10.08.2025 - Road to marathon 32/1000
There’s a lot of talk about resilience online.
But how do you actually get it?
By pushing through resistance—over and over—until it becomes instinct.
The beautiful thing?
Resilience in one arena bleeds into others.
When you’ve built it, you become less reactive. You keep your focus on long-term goals. You stay kind and calm even when others lose control. They can shout, insult, even try to break you—and instead of fighting back in anger, you carry on with quiet satisfaction.
That’s resilience in action.
Think of Jackie Robinson, the first Black player in Major League Baseball. As shown powerfully in the film 42, his greatness wasn’t just athletic—it was emotional discipline. In a sport dominated by white men, he faced relentless hatred, threats, and humiliation. He knew that the moment he retaliated, critics would say: “We knew it. He’s just an angry Black man.”
To change the game—and society—he had to endure the worst of humanity without losing his composure.
Running can teach you the same skill.
The threshold is personal. For an ultrarunner like Rainer Predl or Dean Karnazes, 20k might not even warm them up. For someone new, it’s Everest.
Today, at the end of a five-week cycle, that 20k was my sweet spot.
The resistance began early.
A rough night’s sleep. Fatigue from weeks of training. My mind instantly served up excuses: Stay in bed. Skip the run. Do it tomorrow.

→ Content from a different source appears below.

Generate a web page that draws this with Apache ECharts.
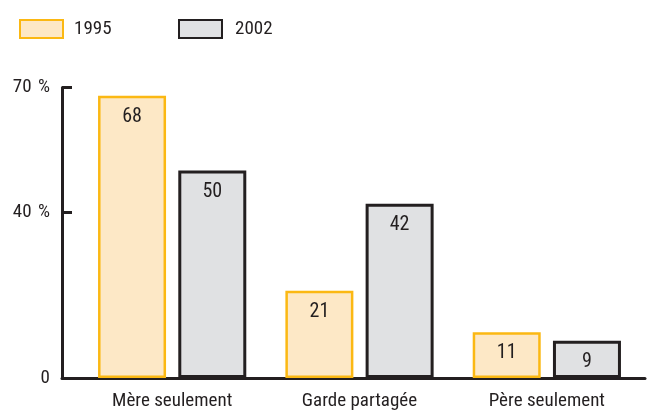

Even my morning routine felt like a series of delay tactics. These are the days routines are made for—so you can move without thinking.
You lace up. Step out.
The summer heat hits your face. The first few kilometers feel like you’re dragging your own shadow. Every traffic light, every hill, every comfortable-looking café tempts you to stop.
That’s resistance talking.
And here’s the truth: if you can’t master that inner dialogue, you’ll never master the external one.
Because in business, it’s the same fight. On the good days, your startup idea feels unstoppable. On the bad days, your own mind will try to talk you out of it—and others will too. Competitors, skeptics, even well-meaning friends.
You need the strength to keep going until the data—not your mood—proves you wrong. And that takes thousands of repetitions, not two.
Running builds that muscle.
It teaches you to push through pain, boredom, bad weather, and the voices—both internal and external—that want you to quit.
Because when the perfect day finally comes, you’ll be ready.
Not by luck. Not by talent.
But by the quiet, stubborn habit of showing up.